Citigroup Inc said on Thursday that it will close its consumer and commercial banking operations in Russia beginning this quarter and expects to incur $170 million in charges over the next 18 months as a result.

The largest US bank with a presence in Russia announced plans to exit the retail business in April 2021 as part of a broader exit from some overseas markets. Following Russia’s invasion of Ukraine, it expanded the scope of that exit in March to include local commercial banking but has yet to find a buyer for either business.

According to the bank, the closure will affect approximately 2,300 of Citi’s 3,000 employees in Russia across 15 branches. Citi joins other major Wall Street firms that have closed or announced plans to close operations in Russia in response to Western sanctions.

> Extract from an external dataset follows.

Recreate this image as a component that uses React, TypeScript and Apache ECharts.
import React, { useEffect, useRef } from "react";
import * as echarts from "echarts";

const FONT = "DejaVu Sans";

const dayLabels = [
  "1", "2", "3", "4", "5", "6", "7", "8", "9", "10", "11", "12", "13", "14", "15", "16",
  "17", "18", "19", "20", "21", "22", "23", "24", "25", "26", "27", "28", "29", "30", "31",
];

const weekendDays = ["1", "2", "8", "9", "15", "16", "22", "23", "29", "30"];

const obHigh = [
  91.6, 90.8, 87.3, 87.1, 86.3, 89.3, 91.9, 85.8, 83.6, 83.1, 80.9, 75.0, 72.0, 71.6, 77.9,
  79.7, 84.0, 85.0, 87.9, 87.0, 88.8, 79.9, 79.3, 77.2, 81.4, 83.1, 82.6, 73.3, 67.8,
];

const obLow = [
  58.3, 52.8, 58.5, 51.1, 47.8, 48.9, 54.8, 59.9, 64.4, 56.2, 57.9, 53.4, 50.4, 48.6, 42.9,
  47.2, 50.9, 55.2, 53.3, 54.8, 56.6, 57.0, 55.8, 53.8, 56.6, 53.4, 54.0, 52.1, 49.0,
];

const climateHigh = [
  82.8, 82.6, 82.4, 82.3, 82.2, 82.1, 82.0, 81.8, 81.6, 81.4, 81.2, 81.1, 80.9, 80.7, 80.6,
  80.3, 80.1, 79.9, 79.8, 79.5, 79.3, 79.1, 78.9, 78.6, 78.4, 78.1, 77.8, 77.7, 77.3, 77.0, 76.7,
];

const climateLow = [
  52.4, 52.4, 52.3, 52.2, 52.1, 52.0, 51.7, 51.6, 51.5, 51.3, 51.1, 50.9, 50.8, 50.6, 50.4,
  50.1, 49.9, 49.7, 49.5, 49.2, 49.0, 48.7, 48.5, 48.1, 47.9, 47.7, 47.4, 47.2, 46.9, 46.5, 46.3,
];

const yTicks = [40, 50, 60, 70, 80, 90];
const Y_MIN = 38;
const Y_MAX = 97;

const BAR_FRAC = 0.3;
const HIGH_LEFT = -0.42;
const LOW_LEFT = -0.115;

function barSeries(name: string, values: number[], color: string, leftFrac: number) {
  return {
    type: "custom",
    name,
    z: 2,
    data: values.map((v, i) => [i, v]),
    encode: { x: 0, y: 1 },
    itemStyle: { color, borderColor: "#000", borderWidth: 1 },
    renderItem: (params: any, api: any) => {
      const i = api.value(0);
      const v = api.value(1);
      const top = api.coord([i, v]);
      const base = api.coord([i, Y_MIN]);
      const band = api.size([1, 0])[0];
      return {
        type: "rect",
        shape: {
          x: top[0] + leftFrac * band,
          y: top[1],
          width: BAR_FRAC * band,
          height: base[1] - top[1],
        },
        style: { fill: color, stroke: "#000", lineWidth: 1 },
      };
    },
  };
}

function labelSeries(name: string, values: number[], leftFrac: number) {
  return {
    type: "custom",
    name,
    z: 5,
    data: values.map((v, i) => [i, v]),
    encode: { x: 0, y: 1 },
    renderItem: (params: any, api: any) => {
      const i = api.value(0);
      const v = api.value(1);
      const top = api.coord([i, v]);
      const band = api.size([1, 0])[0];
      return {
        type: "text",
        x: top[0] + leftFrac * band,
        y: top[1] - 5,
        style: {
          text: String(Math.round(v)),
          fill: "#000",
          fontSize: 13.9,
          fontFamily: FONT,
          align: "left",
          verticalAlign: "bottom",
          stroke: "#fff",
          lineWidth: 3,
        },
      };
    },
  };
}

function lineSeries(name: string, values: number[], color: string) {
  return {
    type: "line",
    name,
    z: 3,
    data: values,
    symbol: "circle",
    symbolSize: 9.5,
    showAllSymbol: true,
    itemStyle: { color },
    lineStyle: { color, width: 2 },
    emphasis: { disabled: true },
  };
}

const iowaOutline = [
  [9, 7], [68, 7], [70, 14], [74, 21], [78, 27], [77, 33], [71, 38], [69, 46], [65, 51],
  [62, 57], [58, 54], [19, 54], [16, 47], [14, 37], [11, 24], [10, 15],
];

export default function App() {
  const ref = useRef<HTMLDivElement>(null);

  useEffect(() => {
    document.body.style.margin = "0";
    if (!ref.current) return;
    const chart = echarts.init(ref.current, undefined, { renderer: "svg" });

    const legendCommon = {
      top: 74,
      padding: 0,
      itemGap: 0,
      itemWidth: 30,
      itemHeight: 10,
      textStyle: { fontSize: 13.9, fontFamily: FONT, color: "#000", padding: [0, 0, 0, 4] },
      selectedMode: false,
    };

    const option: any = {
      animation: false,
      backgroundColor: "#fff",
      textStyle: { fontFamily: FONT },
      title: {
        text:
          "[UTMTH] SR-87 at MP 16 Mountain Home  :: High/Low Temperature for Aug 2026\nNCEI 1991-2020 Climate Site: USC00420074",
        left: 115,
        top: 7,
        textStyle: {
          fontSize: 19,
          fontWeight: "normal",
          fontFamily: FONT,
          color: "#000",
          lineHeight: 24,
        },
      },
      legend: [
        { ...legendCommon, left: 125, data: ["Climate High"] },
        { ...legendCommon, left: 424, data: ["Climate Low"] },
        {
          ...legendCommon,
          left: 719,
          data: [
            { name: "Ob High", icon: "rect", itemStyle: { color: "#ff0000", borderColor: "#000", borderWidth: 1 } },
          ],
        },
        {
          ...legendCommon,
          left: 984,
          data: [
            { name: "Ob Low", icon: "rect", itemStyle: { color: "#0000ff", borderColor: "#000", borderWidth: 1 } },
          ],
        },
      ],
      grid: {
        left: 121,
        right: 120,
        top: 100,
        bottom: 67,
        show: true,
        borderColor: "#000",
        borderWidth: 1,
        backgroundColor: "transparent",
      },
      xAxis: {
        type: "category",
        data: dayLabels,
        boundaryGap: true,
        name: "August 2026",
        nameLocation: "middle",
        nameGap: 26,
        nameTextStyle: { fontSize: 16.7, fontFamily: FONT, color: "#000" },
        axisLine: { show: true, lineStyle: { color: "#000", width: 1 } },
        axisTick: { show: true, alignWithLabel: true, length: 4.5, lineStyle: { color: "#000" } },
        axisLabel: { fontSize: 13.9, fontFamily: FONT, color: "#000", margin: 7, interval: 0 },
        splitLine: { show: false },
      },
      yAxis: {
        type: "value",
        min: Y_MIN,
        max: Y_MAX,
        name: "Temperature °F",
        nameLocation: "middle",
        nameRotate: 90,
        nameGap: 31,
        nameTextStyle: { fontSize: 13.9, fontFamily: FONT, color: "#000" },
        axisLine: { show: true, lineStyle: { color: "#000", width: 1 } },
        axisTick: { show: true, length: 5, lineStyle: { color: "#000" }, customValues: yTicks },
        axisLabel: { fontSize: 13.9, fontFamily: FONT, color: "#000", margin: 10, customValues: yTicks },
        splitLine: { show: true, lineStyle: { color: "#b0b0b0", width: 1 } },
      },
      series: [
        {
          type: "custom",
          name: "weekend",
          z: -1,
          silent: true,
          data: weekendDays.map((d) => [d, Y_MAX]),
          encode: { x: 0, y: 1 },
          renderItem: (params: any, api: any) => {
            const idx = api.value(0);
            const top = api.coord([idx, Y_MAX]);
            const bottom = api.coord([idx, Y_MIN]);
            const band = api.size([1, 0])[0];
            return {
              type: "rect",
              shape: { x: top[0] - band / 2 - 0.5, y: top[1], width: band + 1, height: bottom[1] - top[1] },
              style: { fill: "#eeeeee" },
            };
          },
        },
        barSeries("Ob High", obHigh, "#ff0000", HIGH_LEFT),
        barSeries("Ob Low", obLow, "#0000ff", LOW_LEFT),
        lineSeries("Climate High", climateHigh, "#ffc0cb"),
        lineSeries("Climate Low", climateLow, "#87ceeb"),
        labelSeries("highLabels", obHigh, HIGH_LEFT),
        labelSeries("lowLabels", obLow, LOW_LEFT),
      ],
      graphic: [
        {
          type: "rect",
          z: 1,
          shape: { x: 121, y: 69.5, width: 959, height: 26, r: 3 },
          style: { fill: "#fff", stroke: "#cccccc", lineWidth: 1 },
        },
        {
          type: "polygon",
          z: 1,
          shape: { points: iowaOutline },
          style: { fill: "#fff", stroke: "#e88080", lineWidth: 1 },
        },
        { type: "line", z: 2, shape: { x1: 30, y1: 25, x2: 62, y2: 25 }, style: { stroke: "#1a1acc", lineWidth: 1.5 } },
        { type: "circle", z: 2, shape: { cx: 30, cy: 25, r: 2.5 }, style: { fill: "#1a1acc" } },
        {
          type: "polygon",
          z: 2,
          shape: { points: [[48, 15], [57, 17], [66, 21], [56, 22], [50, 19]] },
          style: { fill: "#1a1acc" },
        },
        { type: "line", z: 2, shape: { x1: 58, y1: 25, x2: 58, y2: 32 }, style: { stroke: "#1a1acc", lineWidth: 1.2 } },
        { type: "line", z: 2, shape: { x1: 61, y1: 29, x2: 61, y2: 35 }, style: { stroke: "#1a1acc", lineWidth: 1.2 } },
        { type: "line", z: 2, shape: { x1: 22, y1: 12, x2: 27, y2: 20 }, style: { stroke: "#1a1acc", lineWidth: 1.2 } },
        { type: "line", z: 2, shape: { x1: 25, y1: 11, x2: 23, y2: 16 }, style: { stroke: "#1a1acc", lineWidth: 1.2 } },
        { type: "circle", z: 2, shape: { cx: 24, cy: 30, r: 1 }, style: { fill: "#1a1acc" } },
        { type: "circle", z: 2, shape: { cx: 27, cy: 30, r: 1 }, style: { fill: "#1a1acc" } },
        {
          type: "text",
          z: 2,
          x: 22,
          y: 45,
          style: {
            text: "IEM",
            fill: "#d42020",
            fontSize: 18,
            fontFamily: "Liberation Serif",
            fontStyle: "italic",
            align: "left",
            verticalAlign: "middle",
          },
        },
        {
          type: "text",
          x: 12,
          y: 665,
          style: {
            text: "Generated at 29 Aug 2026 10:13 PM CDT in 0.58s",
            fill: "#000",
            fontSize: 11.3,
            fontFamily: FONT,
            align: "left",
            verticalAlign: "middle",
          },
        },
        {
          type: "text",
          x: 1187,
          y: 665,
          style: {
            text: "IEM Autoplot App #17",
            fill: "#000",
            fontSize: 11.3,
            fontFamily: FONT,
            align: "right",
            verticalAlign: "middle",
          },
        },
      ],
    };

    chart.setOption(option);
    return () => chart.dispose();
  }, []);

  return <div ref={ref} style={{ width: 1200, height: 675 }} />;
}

“This appears to be a good move,” said Siddharth Singhai, chief investment officer at New York-based Ironhold Capital. This is because lending in Russia is risky, and the country may face a severe economic slump as a result of economic sanctions.

Citigroup shares were up 1.3% to $51.68 in early trading.

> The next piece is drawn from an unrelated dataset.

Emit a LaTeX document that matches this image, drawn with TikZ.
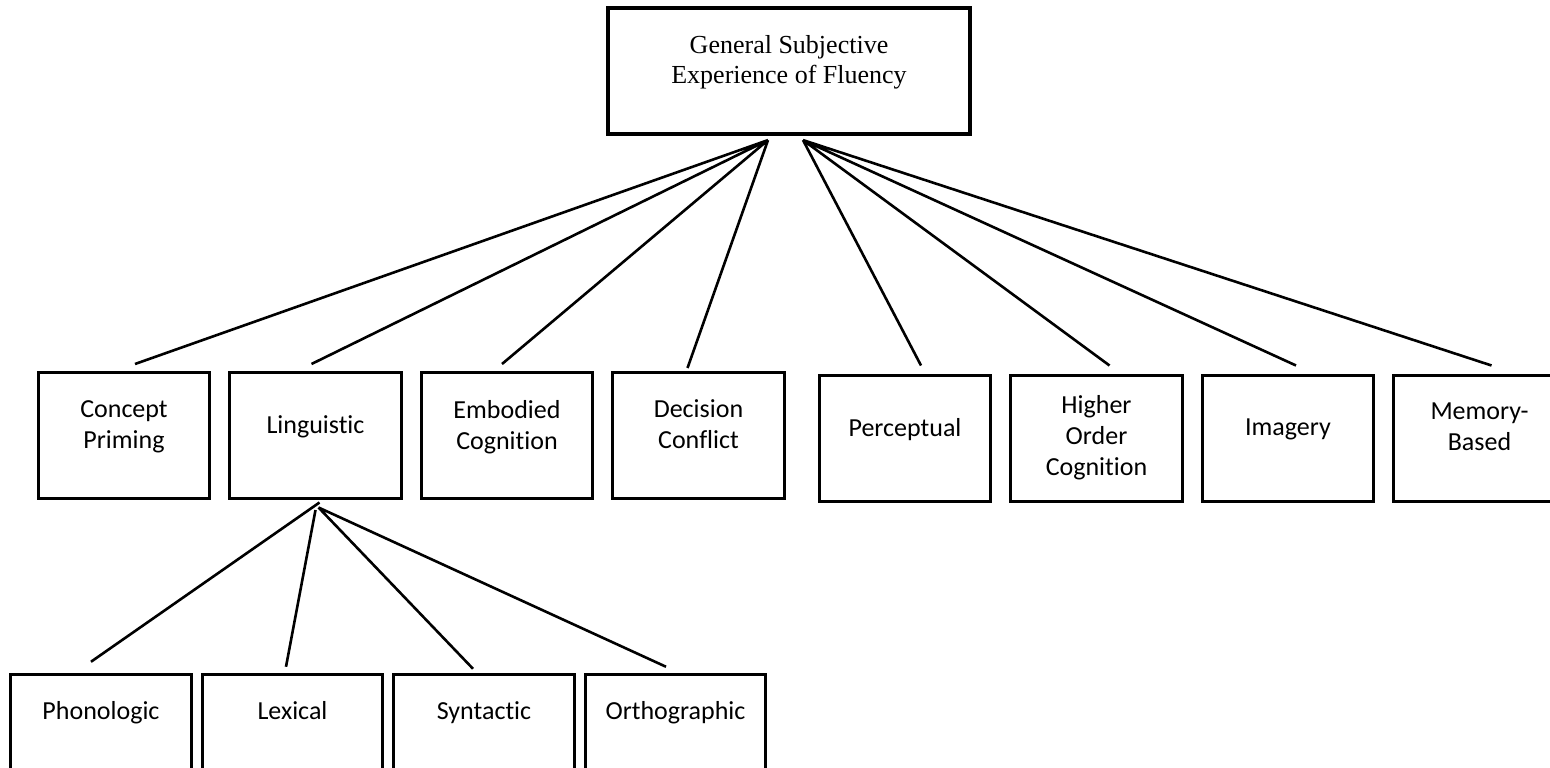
\documentclass[tikz,border=0pt]{standalone}
\usepackage{fontspec}
\usetikzlibrary{positioning}
\newfontfamily\boxfont{Carlito}[Ligatures=NoCommon]
\newfontfamily\rootfont{Liberation Serif}
\tikzset{
rootbox/.style={draw, line width=3.2pt, minimum width=362pt, minimum height=126pt, align=center, font=\rootfont\fontsize{26}{30}\selectfont, text depth=23pt}, % the top box
catbox/.style={draw, line width=3pt, minimum width=171.5pt, minimum height=126pt, align=center, font=\boxfont\fontsize{26}{31}\selectfont, text depth=22pt}, % first level boxes
subbox/.style={catbox, minimum width=180.5pt, text depth=54pt}, % boxes under Linguistic
link/.style={line width=2.6pt}, % the plain connecting lines
}

\begin{document}
\begin{tikzpicture}[x=1pt, y=-1pt]
            \clip (0,0) rectangle (1550,768);

            \node[rootbox] (gsef) at (789,71) {General Subjective\\Experience of Fluency};

            \node[catbox] (cp) at (124,435.5) {Concept\\Priming};
            \node[catbox, right=17pt of cp] (ling) {Linguistic};
            \node[catbox, right=17pt of ling] (emb) {Embodied\\Cognition};
            \node[catbox, right=17pt of emb] (dec) {Decision\\Conflict};
            \node[catbox, right=32pt of dec, yshift=-2.5pt] (perc) {Perceptual};
            \node[catbox, right=17pt of perc, text depth=6pt] (hoc) {Higher\\Order\\Cognition};
            \node[catbox, right=17pt of hoc] (img) {Imagery};
            \node[catbox, right=17pt of img] (mem) {Memory-\\Based};

            \node[subbox] (phon) at (101,737.75) {Phonologic};
            \node[subbox, right=8pt of phon] (lex) {Lexical};
            \node[subbox, right=8pt of lex] (syn) {Syntactic};
            \node[subbox, right=8pt of syn] (orth) {Orthographic};

            \coordinate (hubL) at ([shift={(-21,4.5)}]gsef.south);
            \coordinate (hubR) at ([shift={(14,4.5)}]gsef.south);

            \draw[link]
                (hubL) -- ([shift={(11,-7)}]cp.north)
                (hubL) -- ([shift={(-4,-7)}]ling.north)
                (hubL) -- ([shift={(-5,-7)}]emb.north)
                (hubL) -- ([shift={(-11,-3)}]dec.north)

                (hubR) -- ([shift={(16,-8)}]perc.north)
                (hubR) -- ([shift={(13,-8)}]hoc.north)
                (hubR) -- ([shift={(8,-8)}]img.north)
                (hubR) -- ([shift={(12,-8)}]mem.north)

                ([shift={(4,2.5)}]ling.south) -- ([shift={(-10,-11.5)}]phon.north)
                ([shift={(0,10)}]ling.south) -- ([shift={(-6.5,-6.5)}]lex.north)
                ([shift={(3,7.5)}]ling.south) -- ([shift={(-11,-4.5)}]syn.north)
                ([shift={(3,7.5)}]ling.south) -- ([shift={(-9.5,-6.5)}]orth.north)
                ;
        \end{tikzpicture}
\end{document}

The bank disclosed $8.4 billion in Russia exposure at the end of the second quarter, down from $9.8 billion at the end of 2021. According to the statement, approximately $1 billion of that exposure is related to consumer and local commercial banking businesses.

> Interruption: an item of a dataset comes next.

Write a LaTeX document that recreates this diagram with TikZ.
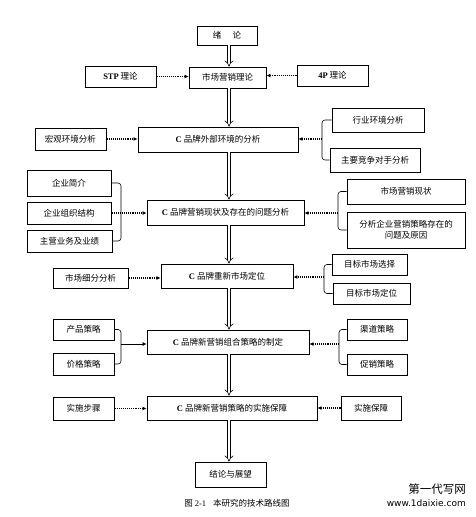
\documentclass[tikz,border=0pt]{standalone}
\usepackage{fontspec}
\setmainfont{Liberation Serif}
\newfontfamily\cjk{Noto Sans CJK SC}
\newfontfamily\wmfont{DejaVu Sans}
\usetikzlibrary{arrows.meta,calc}
\newcommand{\lat}[1]{{\rmfamily\bfseries #1}}
\begin{document}
\begin{tikzpicture}[x=1pt,y=-1pt,
 box/.style={draw, line width=0.9pt, font=\cjk\fontsize{8.5}{11}\selectfont, inner sep=1pt, align=center},
 dbl/.style={double, double distance=2.6pt, line width=0.6pt, -{Implies}},
 dotarr/.style={line width=1.1pt, densely dotted, -{Latex[length=4pt,width=4pt]}},
 brk/.style={line width=0.6pt, rounded corners=3pt},
 solarr/.style={line width=0.6pt, -{Latex[length=4pt,width=4pt]}}]
\useasboundingbox (0,0) rectangle (476,517);
\fill[white] (0,0) rectangle (476,517);

\node[box, minimum width=60, minimum height=19] (xu) at (227,35.5) {绪\hspace{1.3em}论};
\node[box, minimum width=71, minimum height=21] (stp) at (120.5,76.5) {\lat{STP} 理论};
\node[box, minimum width=77, minimum height=21] (sc) at (227.5,77.5) {市场营销理论};
\node[box, minimum width=71, minimum height=21] (fp) at (332.5,75.5) {\lat{4P} 理论};
\node[box, minimum width=92, minimum height=24] (hy) at (378,120) {行业环境分析};
\node[box, minimum width=71, minimum height=22] (hg) at (70.5,139) {宏观环境分析};
\node[box, minimum width=160, minimum height=25] (wb) at (218,139.5) {\lat{C} 品牌外部环境的分析};
\node[box, minimum width=90, minimum height=24] (jz) at (375,160) {主要竞争对手分析};
\node[box, minimum width=84, minimum height=26] (qyjj) at (69,183) {企业简介};
\node[box, minimum width=84, minimum height=22] (zzjg) at (69,213) {企业组织结构};
\node[box, minimum width=85, minimum height=22] (zy) at (69.5,241) {主营业务及业绩};
\node[box, minimum width=157, minimum height=25] (xz) at (225.5,212.5) {\lat{C} 品牌营销现状及存在的问题分析};
\node[box, minimum width=118, minimum height=25] (scxz) at (406,191.5) {市场营销现状};
\node[box, minimum width=118, minimum height=36] (fx) at (406,230) {分析企业营销策略存在的\\问题及原因};
\node[box, minimum width=75, minimum height=20] (xf) at (90.5,278) {市场细分分析};
\node[box, minimum width=132, minimum height=24] (dw) at (227,276) {\lat{C} 品牌重新市场定位};
\node[box, minimum width=75, minimum height=21] (mbxz) at (369.5,264.5) {目标市场选择};
\node[box, minimum width=77, minimum height=21] (mbdw) at (371.5,293.5) {目标市场定位};
\node[box, minimum width=61, minimum height=21] (cp) at (83.5,329.5) {产品策略};
\node[box, minimum width=61, minimum height=22] (jg) at (83.5,364) {价格策略};
\node[box, minimum width=162, minimum height=24] (zh) at (228,342) {\lat{C} 品牌新营销组合策略的制定};
\node[box, minimum width=60, minimum height=21] (qd) at (377,329.5) {渠道策略};
\node[box, minimum width=60, minimum height=21] (cx) at (377,364.5) {促销策略};
\node[box, minimum width=61, minimum height=23] (ss) at (83.5,408.5) {实施步骤};
\node[box, minimum width=170, minimum height=24] (bz) at (232,408) {\lat{C} 品牌新营销策略的实施保障};
\node[box, minimum width=60, minimum height=24] (ssbz) at (371,408) {实施保障};
\node[box, minimum width=71, minimum height=25] (jl) at (230.5,474.5) {结论与展望};

\node[font=\cjk\fontsize{8.5}{10}\selectfont] (cap) at (237,503) {图 {\rmfamily 2-1}\hspace{0.8em}本研究的技术路线图};
\node[font=\cjk\fontsize{11.5}{12}\selectfont, inner sep=0, anchor=east] (wm1) at (466,489) {第一代写网};
\node[font=\wmfont\fontsize{9}{10}\selectfont, inner sep=0, anchor=east] (wm2) at (466,503) {www.1daixie.com};

% spine
\coordinate (sp) at (229,0);
\draw[dbl] (xu.south -| sp) -- (sc.north -| sp);
\draw[dbl] (sc.south -| sp) -- (wb.north -| sp);
\draw[dbl] (wb.south -| sp) -- (xz.north -| sp);
\draw[dbl] (xz.south -| sp) -- (dw.north -| sp);
\draw[dbl] (dw.south -| sp) -- (zh.north -| sp);
\draw[dbl] (zh.south -| sp) -- (bz.north -| sp);
\draw[dbl] (bz.south -| sp) -- (jl.north -| sp);

% side arrows
\draw[dotarr] (stp.east) -- (stp.east -| sc.west);
\draw[dotarr] (fp.west) -- (fp.west -| sc.east);
\draw[dotarr] (hg.east) -- (hg.east -| wb.west);
\draw[dotarr] (xf.east) -- (xf.east -| dw.west);
\draw[dotarr] (ss.east) -- (ss.east -| bz.west);
\draw[dotarr] (ssbz.west) -- (ssbz.west -| bz.east);

% brackets
\coordinate (br1) at (322,139);
\draw[brk] (hy.west) -| (br1) |- (jz.west);
\draw[dotarr] (br1) -- (br1 -| wb.east);

\coordinate (bl1) at (121,213);
\draw[brk] (qyjj.east) -| (bl1) |- (zy.east);
\draw[dotarr] (zzjg.east) -- (zzjg.east -| xz.west);

\coordinate (br2) at (338,213);
\draw[brk] (scxz.west) -| (br2) |- (fx.west);
\draw[dotarr] (br2) -- (br2 -| xz.east);

\coordinate (br3) at (324,277);
\draw[brk] (mbxz.west) -| (br3) |- (mbdw.west);
\draw[dotarr] (br3) -- (br3 -| dw.east);

\coordinate (bl2) at (121,344);
\draw[brk] (cp.east) -| (bl2) |- (jg.east);
\draw[solarr] (bl2) -- (bl2 -| zh.west);

\coordinate (br4) at (339,344);
\draw[brk] (qd.west) -| (br4) |- (cx.west);
\draw[dotarr] (br4) -- (br4 -| zh.east);
\end{tikzpicture}
\end{document}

Morningstar equities strategist Eric Compton stated that Citi’s exposure is for all outstanding positions related to Russia, as opposed to closing offices and laying off employees.

“The main takeaways are first, additional clarity for the bank as they come to a final ending point for another of the units they have been trying to get rid of, and second, we now know there will be approximately $170 million in costs associated with the wind down,” he said.

“This is a rounding error for a bank with over $50 billion in expenses projected for 2022.”

“Over the past several months, we have explored multiple strategic options to sell these businesses,” Titi Cole, Citi’s chief executive officer of legacy franchises, said in a statement. “Given the many complicating factors in the environment, it’s clear that the wind-down path makes the most sense.”

The exit will have an impact on deposit accounts, investments, loans, and credit cards.

Jane Fraser, who took over as CEO last year, has moved to simplify the Wall Street behemoth, which has been reducing its international footprint by exiting non-core markets, most recently announcing agreements to sell its consumer businesses in Bahrain and India.

Citigroup also stated on Thursday that it will continue to support its multinational institutional clients, particularly those dealing with the difficult task of closing their operations in Russia.